Are we going to start seeing parallel lead acid & lfp battery setups now with the drop-in lithium batteries?
There's already a commercial option for this:
https://www.bos-ag.com/products/lithium-extension-battery
The 110Ah Trojan Trillium LFP battery -
https://www.trojanbattery.com/pdf/datasheets/27_Lithium_12.8-110.pdf - combined with 440Ah AGM would fall into the suggested 4 to 1 range of the bos-ag.com setup.
I'm not thinking of any special setup here, just a typical paralleling of batteries
with the full realization that the lithium battery will be float charging the AGM most of the time. No buttons to push, no switches to toggle, no user management of the system, no decisions to be made etc.
We often try for perfect but convenience, economy and extended run-time, not perfect, would be the goal here.
There is probably a pretty high probability that is the system that Hymer was raving about a while ago for the European market. This is what precipitated the question of building similar, which Harry did, but with more charging control.
I think the questions that were asked then would still apply, though, even if we have bit more data now about the system.
It would be interesting to see how the currents flow on charging and discharging, especially out and in of the lithium, as it seems like it would be hard to have the AGM take priority in charging. One would think the lithium would fill first at a 14.3v or absorption voltage that the AGM would want, unless the lithium batteries self limit current going in. It says the lithium would discharge first, which would be expected, and they list a max amps but don't say if it is internally limited to that level. The float they say the lithium gives the AGM might be on the high end of the range, but probably not horrible, but they might also be limiting that internally.

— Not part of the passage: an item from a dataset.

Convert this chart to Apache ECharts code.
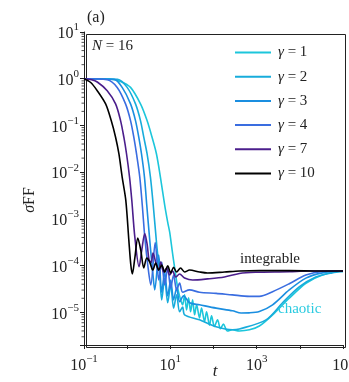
<!DOCTYPE html>
<html>
<head>
<meta charset="utf-8">
<script src="https://cdn.jsdelivr.net/npm/echarts@6/dist/echarts.min.js"></script>
<style>
  html, body { margin: 0; padding: 0; background: #fff; }
  #chart { width: 349px; height: 382px; }
</style>
</head>
<body>
<div id="chart"></div>
<script>
// sigma_FF vs t, N = 16, one curve per gamma ([t, value] pairs)
const gamma1 = [
  [0.1, 1.0], [0.4, 0.99], [0.703, 0.876], [1.197, 0.652], [2.035, 0.289], [2.89, 0.127],
  [3.77, 0.056], [4.76, 0.0248], [5.89, 7.86e-3], [7.4, 1.96e-3], [8.68, 8.5e-4], [9.66, 5.2e-4],
  [11.0, 2.15e-4], [12.6, 8.9e-5], [14.8, 3.33e-5], [17.3, 1.85e-5], [19.3, 1.45e-5], [21.4, 2.36e-5],
  [23.8, 1.13e-5], [26.5, 2.04e-5], [29.5, 1.03e-5], [32.8, 1.85e-5], [36.5, 8.85e-6], [40.6, 1.45e-5],
  [47.5, 7.63e-6], [52.8, 1.23e-5], [62, 6.3e-6], [69, 1.03e-5], [80.9, 5.3e-6], [90, 8.4e-6],
  [105, 4.98e-6], [124, 6.92e-6], [145, 4.45e-6], [170, 5.6e-6], [210, 4.0e-6], [275, 4.23e-6],
  [398, 4.0e-6], [678, 4.23e-6], [1153, 5.1e-6], [2340, 8.85e-6], [5680, 2.0e-5], [13800, 4.2e-5],
  [33300, 6.3e-5], [80900, 7.5e-5], [100000, 7.5e-5]
];
const gamma2 = [
  [0.1, 1.0], [0.6, 0.97], [1.0, 0.652], [1.56, 0.289], [2.035, 0.127], [2.425, 0.056],
  [2.89, 0.0248], [3.46, 7.86e-3], [4.02, 1.96e-3], [4.84, 2.75e-4], [5.68, 6.3e-5], [6.31, 1.85e-5],
  [7.4, 5.44e-5], [8.68, 1.6e-5], [10.2, 3.86e-5], [11.9, 1.23e-5], [14.0, 2.36e-5], [16.4, 1.03e-5],
  [19.3, 1.3e-5], [21.4, 8.85e-6], [47.5, 6.92e-6], [115, 4.9e-6], [275, 4.23e-6], [398, 4.4e-6],
  [1648, 6.9e-6], [3981, 1.6e-5], [9660, 3.5e-5], [23400, 5.7e-5], [55800, 7.0e-5], [100000, 7.5e-5]
];
const gamma3 = [
  [0.1, 1.0], [0.5, 0.97], [0.766, 0.652], [1.197, 0.289], [1.56, 0.127], [1.857, 0.056],
  [2.146, 0.0248], [2.517, 7.86e-3], [2.845, 1.96e-3], [3.334, 3.51e-4], [3.91, 7.3e-5], [4.35, 3.02e-5],
  [5.38, 1.68e-4], [6.31, 2.7e-5], [7.4, 7.3e-5], [8.68, 2.25e-5], [10.2, 4.93e-5], [11.9, 1.85e-5],
  [14.0, 3.33e-5], [16.4, 1.68e-5], [20.3, 2.25e-5], [27.9, 1.6e-5], [47.5, 1.45e-5], [115, 1.23e-5],
  [275, 1.08e-5], [435, 9.7e-6], [678, 9.76e-6], [1153, 1.04e-5], [2340, 1.45e-5], [5680, 3.02e-5],
  [13800, 5.4e-5], [33300, 7.0e-5], [100000, 7.67e-5]
];
const gamma4 = [
  [0.1, 1.0], [0.345, 0.95], [0.587, 0.652], [0.917, 0.289], [1.197, 0.127], [1.425, 0.056],
  [1.644, 0.0248], [1.959, 7.86e-3], [2.24, 1.96e-3], [2.558, 4.13e-4], [3.0, 1.03e-4], [3.52, 3.86e-5],
  [4.47, 3.1e-4], [5.38, 4.93e-5], [6.31, 1.19e-4], [7.4, 3.86e-5], [8.68, 8.9e-5], [10.2, 3.33e-5],
  [11.9, 6.3e-5], [14.0, 3.02e-5], [16.4, 4.26e-5], [19.3, 2.7e-5], [27.9, 3.02e-5], [47.5, 2.7e-5],
  [115, 2.55e-5], [275, 2.36e-5], [678, 2.2e-5], [1153, 2.2e-5], [2340, 2.77e-5], [5680, 4.1e-5],
  [13800, 6.3e-5], [33300, 7.5e-5], [100000, 7.67e-5]
];
const gamma7 = [
  [0.1, 1.0], [0.15, 0.95], [0.203, 0.85], [0.345, 0.555], [0.539, 0.289], [0.703, 0.127],
  [0.838, 0.056], [0.966, 0.0248], [1.135, 7.86e-3], [1.28, 2.5e-3], [1.503, 4.13e-4], [1.89, 9.46e-5],
  [2.18, 2.15e-4], [2.558, 4.88e-4], [2.92, 2.75e-4], [3.214, 1.32e-4], [3.61, 1.19e-4], [3.97, 1.86e-4],
  [4.76, 1.03e-4], [5.38, 8.05e-5], [5.98, 1.19e-4], [7.0, 7.3e-5], [8.2, 8.9e-5], [9.66, 6.3e-5],
  [11.3, 7.67e-5], [13.3, 5.7e-5], [16.4, 6.6e-5], [21.4, 5.44e-5], [32.8, 4.93e-5], [72.7, 5.2e-5],
  [179, 5.71e-5], [398, 6.8e-5], [933, 7.2e-5], [5680, 7.4e-5], [15000, 7.67e-5], [100000, 7.67e-5]
];
const gamma10 = [
  [0.1, 1.0], [0.143, 0.83], [0.203, 0.555], [0.317, 0.289], [0.427, 0.127], [0.539, 0.056],
  [0.643, 0.0248], [0.766, 7.86e-3], [0.93, 2.5e-3], [1.093, 3.51e-4], [1.216, 1.03e-4], [1.315, 6.62e-5],
  [1.503, 1.45e-4], [1.762, 3.87e-4], [2.066, 2.15e-4], [2.425, 8.88e-5], [2.845, 1.45e-4], [3.334, 1.19e-4],
  [3.91, 8.05e-5], [4.59, 1.13e-4], [5.38, 8.05e-5], [6.31, 1.03e-4], [7.4, 7.31e-5], [8.68, 9.9e-5],
  [10.2, 6.95e-5], [11.9, 9.2e-5], [14.0, 7.3e-5], [17.3, 8.9e-5], [21.4, 7.3e-5], [27.9, 8.05e-5],
  [47.5, 7.3e-5], [72.7, 6.95e-5], [179, 7.3e-5], [398, 7.67e-5], [1153, 7.8e-5], [5680, 7.8e-5],
  [28000, 7.67e-5], [100000, 7.67e-5]
];

const seriesNames = ['γ = 1', 'γ = 2', 'γ = 3', 'γ = 4', 'γ = 7', 'γ = 10'];
const seriesData = [gamma1, gamma2, gamma3, gamma4, gamma7, gamma10];
const colors = ['#1cc6db', '#17acdb', '#1a8ee0', '#3a6de0', '#4b1e8c', '#000000'];

const xMin = 0.1, xMax = 1e5;
const yMin = 2e-6, yMax = 10;
const minorMult = [2, 3, 4, 5, 6, 7, 8, 9];
const yDecades = [-6, -5, -4, -3, -2, -1, 0];

const serif = 'Liberation Serif';
const yMinorTicks = [];
yDecades.forEach(k => minorMult.forEach(m => {
  const v = m * Math.pow(10, k);
  if (v > yMin && v < yMax) yMinorTicks.push([xMin, v]);
}));

function powLabel(v, oddOnly) {
  const l = Math.log10(v);
  const e = Math.round(l);
  if (Math.abs(l - e) > 1e-6) return '';
  if (oddOnly && Math.abs(e) % 2 !== 1) return '';
  return '{b|10}{s|' + (e < 0 ? '\u2212' + (-e) : e) + '}';
}

const richPow = {
  b: { fontFamily: serif, fontSize: 16, color: '#222', lineHeight: 20, verticalAlign: 'bottom' },
  s: { fontFamily: serif, fontSize: 11, color: '#222', lineHeight: 12, verticalAlign: 'top' }
};

const chart = echarts.init(document.getElementById('chart'));

const lineSeries = seriesData.map((d, i) => ({
  name: seriesNames[i],
  type: 'line',
  data: d,
  showSymbol: false,
  smooth: 0.3,
  lineStyle: { width: 1.6, color: colors[i] },
  itemStyle: { color: colors[i] },
  z: 2 + i
}));

const option = {
  animation: false,
  grid: { left: 84, right: 6, top: 32, bottom: 37, outerBoundsMode: 'none' },
  xAxis: {
    type: 'log',
    min: xMin,
    max: xMax,
    axisLine: { lineStyle: { color: '#222', width: 1 } },
    axisTick: { inside: false, length: 4, lineStyle: { color: '#222' } },
    axisLabel: { formatter: v => powLabel(v, true), rich: richPow, margin: 9 },
    splitLine: { show: false }
  },
  yAxis: {
    type: 'log',
    min: yMin,
    max: yMax,
    axisLine: { lineStyle: { color: '#222', width: 1 } },
    axisTick: { inside: false, length: 4, lineStyle: { color: '#222' } },
    axisLabel: { formatter: v => powLabel(v, false), rich: richPow, margin: 5 },
    splitLine: { show: false }
  },
  legend: {
    data: seriesNames,
    orient: 'vertical',
    left: 230,
    top: 40,
    icon: 'rect',
    itemWidth: 36,
    itemHeight: 2,
    itemGap: 9.2,
    formatter: n => '{g|γ}{t| ' + n.slice(2) + '}',
    textStyle: {
      padding: [0, 0, 0, 2],
      rich: {
        g: { fontFamily: serif, fontStyle: 'italic', fontSize: 15, color: '#222', lineHeight: 16 },
        t: { fontFamily: serif, fontSize: 15, color: '#222', lineHeight: 16 }
      }
    }
  },
  graphic: [
    // frame top / right
    { type: 'rect', left: 84, top: 32, shape: { width: 259, height: 313 }, style: { fill: 'none', stroke: '#222', lineWidth: 1 }, silent: true, z: 0 },
    { type: 'text', left: 87, top: 10, style: { text: '(a)', font: '16px ' + serif, fill: '#222' } },
    { type: 'text', left: 92, top: 39, style: { text: '{i|N} = 16', font: '15px ' + serif, fill: '#222',
      rich: { i: { fontFamily: serif, fontStyle: 'italic', fontSize: 15 } } } },
    { type: 'text', x: 30, y: 200, rotation: Math.PI / 2, style: { text: '{i|σ}FF', font: '16px ' + serif, fill: '#222',
      align: 'center', verticalAlign: 'middle', rich: { i: { fontFamily: serif, fontStyle: 'italic', fontSize: 16 } } } },
    { type: 'text', x: 215, y: 372, style: { text: 't', font: 'italic 17px ' + serif, fill: '#222', align: 'center', verticalAlign: 'middle' } },
    { type: 'text', x: 240, y: 259, style: { text: 'integrable', font: '15px ' + serif, fill: '#222', verticalAlign: 'middle' }, z: 20 },
    { type: 'text', x: 278, y: 309, style: { text: 'chaotic', font: '15px ' + serif, fill: '#2ccbe0', verticalAlign: 'middle' }, z: 20 }
  ],
  series: lineSeries.concat([{
    type: 'custom',
    silent: true,
    clip: false,
    data: yMinorTicks,
    renderItem: (params, api) => {
      const p = api.coord([api.value(0), api.value(1)]);
      return { type: 'line', shape: { x1: p[0] - 2.5, y1: p[1], x2: p[0], y2: p[1] }, style: { stroke: '#222', lineWidth: 0.8 } };
    }
  }])
};

chart.setOption(option);
</script>
</body>
</html>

Most of the AGM system chargers have absorption times in the 4 hour range, so the lithium would see that voltage and time essentially every charge cycle. The 4 hours is also not really enough to totally till most AGM discharges so if that was increased by using an amp based charger that time would greatly increase for the lithium. This was why Harry used the 12v to 12v charger in his setup, so the AGM would get fully charged off the lithiums. The other thing the 12v to 12v did was limit the charge current to the AGMs form the lithium, as when I tested that with small batteries the current from the lithiums went way too high ass soon as the charger was shut off if the AGM wasn't completely full or at least over 85%. That my be why this new systems lists max output so low and may limit it to that. If they limit that current, they would eliminate the largest part of the need for the 12v to 12v charger, I think.
At the 4 to 1 ratio, it probably would work best for someone with 300 watts of solar or more and moderate, maybe 50ah, daily use. In that case the AGM would rarely get discharged much at all and the solar would like the low internal resistance of the lithium battery. This would, I think, greatly increase the life of the AGM bank, and you would still have it there for reserve in cloudy weather.
Once power use gets to the point of bigger discharges of the AGM, I think it gets more difficult to predict gains and losses in life for both the AGM and lithium. It will be interesting to see if anyone puts a data logger on one of the Hymers when they get out, and if they are this system, to get some real world information.
The simplicity of the system would be a huge plus, and over the normal time an RV lasts any weaknesses may not be big enough to make a difference. We do know that ARV and Roadtrek both tired full lithium systems with drop ins and quickly went away from them, but don't really know what the issues were for them, if any, but those could have been different control systems.